__Objective__
Retype the whole listing below, character for character.

__Information provided__
━━━━

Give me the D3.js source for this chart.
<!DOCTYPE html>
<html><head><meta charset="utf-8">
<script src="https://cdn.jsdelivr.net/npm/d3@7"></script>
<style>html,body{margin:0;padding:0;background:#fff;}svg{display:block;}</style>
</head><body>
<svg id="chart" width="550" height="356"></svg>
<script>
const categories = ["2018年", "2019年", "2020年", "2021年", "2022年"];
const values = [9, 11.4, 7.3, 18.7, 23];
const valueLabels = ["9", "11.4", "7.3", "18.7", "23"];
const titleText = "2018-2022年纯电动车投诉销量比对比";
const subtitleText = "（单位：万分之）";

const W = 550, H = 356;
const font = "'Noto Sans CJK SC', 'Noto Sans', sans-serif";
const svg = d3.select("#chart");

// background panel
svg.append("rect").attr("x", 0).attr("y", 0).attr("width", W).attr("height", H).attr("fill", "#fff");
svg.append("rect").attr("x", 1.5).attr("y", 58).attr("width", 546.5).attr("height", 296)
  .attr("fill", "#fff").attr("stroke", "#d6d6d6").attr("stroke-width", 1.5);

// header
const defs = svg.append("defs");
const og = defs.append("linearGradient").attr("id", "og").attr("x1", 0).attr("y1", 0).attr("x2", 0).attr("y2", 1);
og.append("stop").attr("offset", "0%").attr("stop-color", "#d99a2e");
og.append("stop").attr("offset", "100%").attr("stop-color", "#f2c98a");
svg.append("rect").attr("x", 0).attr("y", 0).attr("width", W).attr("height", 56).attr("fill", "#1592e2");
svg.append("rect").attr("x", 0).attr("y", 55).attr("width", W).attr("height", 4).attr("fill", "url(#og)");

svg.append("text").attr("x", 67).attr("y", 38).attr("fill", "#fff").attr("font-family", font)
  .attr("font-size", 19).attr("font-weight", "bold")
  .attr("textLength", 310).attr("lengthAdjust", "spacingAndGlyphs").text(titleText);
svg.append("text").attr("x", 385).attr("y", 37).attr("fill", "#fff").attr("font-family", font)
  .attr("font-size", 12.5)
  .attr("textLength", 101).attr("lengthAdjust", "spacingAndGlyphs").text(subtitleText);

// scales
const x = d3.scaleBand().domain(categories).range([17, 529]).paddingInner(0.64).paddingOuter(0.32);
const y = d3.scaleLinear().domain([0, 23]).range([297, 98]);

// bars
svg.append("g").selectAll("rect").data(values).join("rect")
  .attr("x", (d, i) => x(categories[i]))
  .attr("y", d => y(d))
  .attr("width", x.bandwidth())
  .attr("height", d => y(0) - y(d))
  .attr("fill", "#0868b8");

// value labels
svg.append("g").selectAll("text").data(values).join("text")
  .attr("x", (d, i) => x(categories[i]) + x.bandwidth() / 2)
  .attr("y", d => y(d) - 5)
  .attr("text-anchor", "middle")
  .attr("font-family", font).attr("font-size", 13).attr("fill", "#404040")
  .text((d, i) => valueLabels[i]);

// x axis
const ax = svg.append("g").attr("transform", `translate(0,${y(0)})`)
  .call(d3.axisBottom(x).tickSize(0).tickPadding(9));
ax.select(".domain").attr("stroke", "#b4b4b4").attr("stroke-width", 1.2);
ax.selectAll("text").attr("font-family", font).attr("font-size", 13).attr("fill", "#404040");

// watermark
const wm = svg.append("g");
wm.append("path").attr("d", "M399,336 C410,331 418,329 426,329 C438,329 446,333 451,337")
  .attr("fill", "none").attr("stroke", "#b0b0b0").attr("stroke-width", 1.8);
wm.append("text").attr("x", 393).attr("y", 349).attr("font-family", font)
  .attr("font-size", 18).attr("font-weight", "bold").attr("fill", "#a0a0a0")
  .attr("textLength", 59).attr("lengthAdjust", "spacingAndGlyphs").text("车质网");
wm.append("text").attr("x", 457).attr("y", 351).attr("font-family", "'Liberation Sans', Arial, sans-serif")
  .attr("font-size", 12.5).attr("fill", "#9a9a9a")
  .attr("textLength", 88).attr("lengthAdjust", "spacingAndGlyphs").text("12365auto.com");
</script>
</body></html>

━━━━

__Written solution__
Give me the D3.js source for this chart.
<!DOCTYPE html>
<html><head><meta charset="utf-8">
<script src="https://cdn.jsdelivr.net/npm/d3@7"></script>
<style>html,body{margin:0;padding:0;background:#fff;}svg{display:block;}</style>
</head><body>
<svg id="chart" width="550" height="356"></svg>
<script>
const categories = ["2018年", "2019年", "2020年", "2021年", "2022年"];
const values = [9, 11.4, 7.3, 18.7, 23];
const valueLabels = ["9", "11.4", "7.3", "18.7", "23"];
const titleText = "2018-2022年纯电动车投诉销量比对比";
const subtitleText = "（单位：万分之）";

const W = 550, H = 356;
const font = "'Noto Sans CJK SC', 'Noto Sans', sans-serif";
const svg = d3.select("#chart");

// background panel
svg.append("rect").attr("x", 0).attr("y", 0).attr("width", W).attr("height", H).attr("fill", "#fff");
svg.append("rect").attr("x", 1.5).attr("y", 58).attr("width", 546.5).attr("height", 296)
  .attr("fill", "#fff").attr("stroke", "#d6d6d6").attr("stroke-width", 1.5);

// header
const defs = svg.append("defs");
const og = defs.append("linearGradient").attr("id", "og").attr("x1", 0).attr("y1", 0).attr("x2", 0).attr("y2", 1);
og.append("stop").attr("offset", "0%").attr("stop-color", "#d99a2e");
og.append("stop").attr("offset", "100%").attr("stop-color", "#f2c98a");
svg.append("rect").attr("x", 0).attr("y", 0).attr("width", W).attr("height", 56).attr("fill", "#1592e2");
svg.append("rect").attr("x", 0).attr("y", 55).attr("width", W).attr("height", 4).attr("fill", "url(#og)");

svg.append("text").attr("x", 67).attr("y", 38).attr("fill", "#fff").attr("font-family", font)
  .attr("font-size", 19).attr("font-weight", "bold")
  .attr("textLength", 310).attr("lengthAdjust", "spacingAndGlyphs").text(titleText);
svg.append("text").attr("x", 385).attr("y", 37).attr("fill", "#fff").attr("font-family", font)
  .attr("font-size", 12.5)
  .attr("textLength", 101).attr("lengthAdjust", "spacingAndGlyphs").text(subtitleText);

// scales
const x = d3.scaleBand().domain(categories).range([17, 529]).paddingInner(0.64).paddingOuter(0.32);
const y = d3.scaleLinear().domain([0, 23]).range([297, 98]);

// bars
svg.append("g").selectAll("rect").data(values).join("rect")
  .attr("x", (d, i) => x(categories[i]))
  .attr("y", d => y(d))
  .attr("width", x.bandwidth())
  .attr("height", d => y(0) - y(d))
  .attr("fill", "#0868b8");

// value labels
svg.append("g").selectAll("text").data(values).join("text")
  .attr("x", (d, i) => x(categories[i]) + x.bandwidth() / 2)
  .attr("y", d => y(d) - 5)
  .attr("text-anchor", "middle")
  .attr("font-family", font).attr("font-size", 13).attr("fill", "#404040")
  .text((d, i) => valueLabels[i]);

// x axis
const ax = svg.append("g").attr("transform", `translate(0,${y(0)})`)
  .call(d3.axisBottom(x).tickSize(0).tickPadding(9));
ax.select(".domain").attr("stroke", "#b4b4b4").attr("stroke-width", 1.2);
ax.selectAll("text").attr("font-family", font).attr("font-size", 13).attr("fill", "#404040");

// watermark
const wm = svg.append("g");
wm.append("path").attr("d", "M399,336 C410,331 418,329 426,329 C438,329 446,333 451,337")
  .attr("fill", "none").attr("stroke", "#b0b0b0").attr("stroke-width", 1.8);
wm.append("text").attr("x", 393).attr("y", 349).attr("font-family", font)
  .attr("font-size", 18).attr("font-weight", "bold").attr("fill", "#a0a0a0")
  .attr("textLength", 59).attr("lengthAdjust", "spacingAndGlyphs").text("车质网");
wm.append("text").attr("x", 457).attr("y", 351).attr("font-family", "'Liberation Sans', Arial, sans-serif")
  .attr("font-size", 12.5).attr("fill", "#9a9a9a")
  .attr("textLength", 88).attr("lengthAdjust", "spacingAndGlyphs").text("12365auto.com");
</script>
</body></html>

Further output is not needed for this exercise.